→ **WRITTEN EXERCISE**
Write out the listing, please, but only from its first line through the line containing "plt.rcParams['font.family'] = ['Liberation", exactly as given and without pictures.

>> START SOURCE EXCERPT

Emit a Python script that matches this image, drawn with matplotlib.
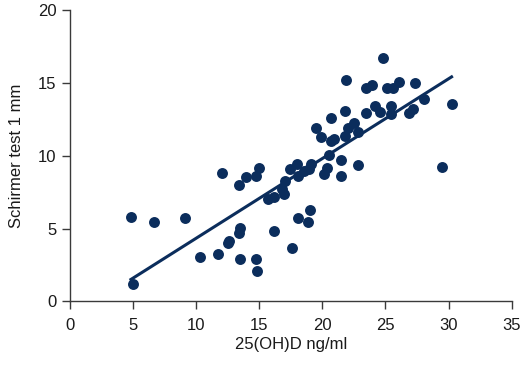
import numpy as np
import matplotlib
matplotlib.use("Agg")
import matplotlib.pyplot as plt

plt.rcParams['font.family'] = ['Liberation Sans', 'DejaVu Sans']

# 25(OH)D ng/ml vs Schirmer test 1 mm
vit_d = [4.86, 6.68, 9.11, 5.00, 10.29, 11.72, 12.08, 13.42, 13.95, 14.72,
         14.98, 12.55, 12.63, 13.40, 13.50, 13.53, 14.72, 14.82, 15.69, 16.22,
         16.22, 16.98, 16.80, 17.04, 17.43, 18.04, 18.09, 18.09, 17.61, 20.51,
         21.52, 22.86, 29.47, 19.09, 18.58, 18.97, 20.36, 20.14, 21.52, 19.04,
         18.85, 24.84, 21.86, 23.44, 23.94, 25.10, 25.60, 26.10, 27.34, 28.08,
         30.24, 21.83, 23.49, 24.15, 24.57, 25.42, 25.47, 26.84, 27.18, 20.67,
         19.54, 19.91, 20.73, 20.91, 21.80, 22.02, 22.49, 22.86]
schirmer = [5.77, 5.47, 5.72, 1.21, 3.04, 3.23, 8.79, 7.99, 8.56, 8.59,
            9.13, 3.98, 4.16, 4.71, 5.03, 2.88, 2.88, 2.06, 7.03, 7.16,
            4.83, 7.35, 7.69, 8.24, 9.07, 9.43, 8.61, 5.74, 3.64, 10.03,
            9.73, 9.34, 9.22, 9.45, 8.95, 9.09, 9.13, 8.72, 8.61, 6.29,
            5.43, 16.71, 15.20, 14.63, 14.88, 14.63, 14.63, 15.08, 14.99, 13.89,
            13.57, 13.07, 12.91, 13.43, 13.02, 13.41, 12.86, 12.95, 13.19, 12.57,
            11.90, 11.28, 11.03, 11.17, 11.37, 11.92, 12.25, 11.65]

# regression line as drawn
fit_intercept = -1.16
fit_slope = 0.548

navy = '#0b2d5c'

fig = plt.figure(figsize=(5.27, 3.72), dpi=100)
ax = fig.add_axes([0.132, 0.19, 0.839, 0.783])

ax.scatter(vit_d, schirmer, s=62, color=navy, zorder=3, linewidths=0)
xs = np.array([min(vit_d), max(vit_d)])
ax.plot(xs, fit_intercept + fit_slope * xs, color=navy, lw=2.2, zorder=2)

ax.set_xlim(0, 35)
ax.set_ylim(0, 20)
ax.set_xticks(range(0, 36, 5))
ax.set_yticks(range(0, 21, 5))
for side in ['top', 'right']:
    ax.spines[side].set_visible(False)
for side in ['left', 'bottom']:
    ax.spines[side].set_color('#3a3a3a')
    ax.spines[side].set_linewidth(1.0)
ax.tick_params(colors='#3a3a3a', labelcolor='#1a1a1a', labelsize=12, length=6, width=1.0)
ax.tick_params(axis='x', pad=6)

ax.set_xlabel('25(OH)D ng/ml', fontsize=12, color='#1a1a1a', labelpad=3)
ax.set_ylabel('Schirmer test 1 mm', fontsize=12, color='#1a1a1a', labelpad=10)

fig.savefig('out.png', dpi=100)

>> END SOURCE EXCERPT

→ **TASK RESULT**
Emit a Python script that matches this image, drawn with matplotlib.
import numpy as np
import matplotlib
matplotlib.use("Agg")
import matplotlib.pyplot as plt

plt.rcParams['font.family'] = ['Liberation Sans', 'DejaVu Sans']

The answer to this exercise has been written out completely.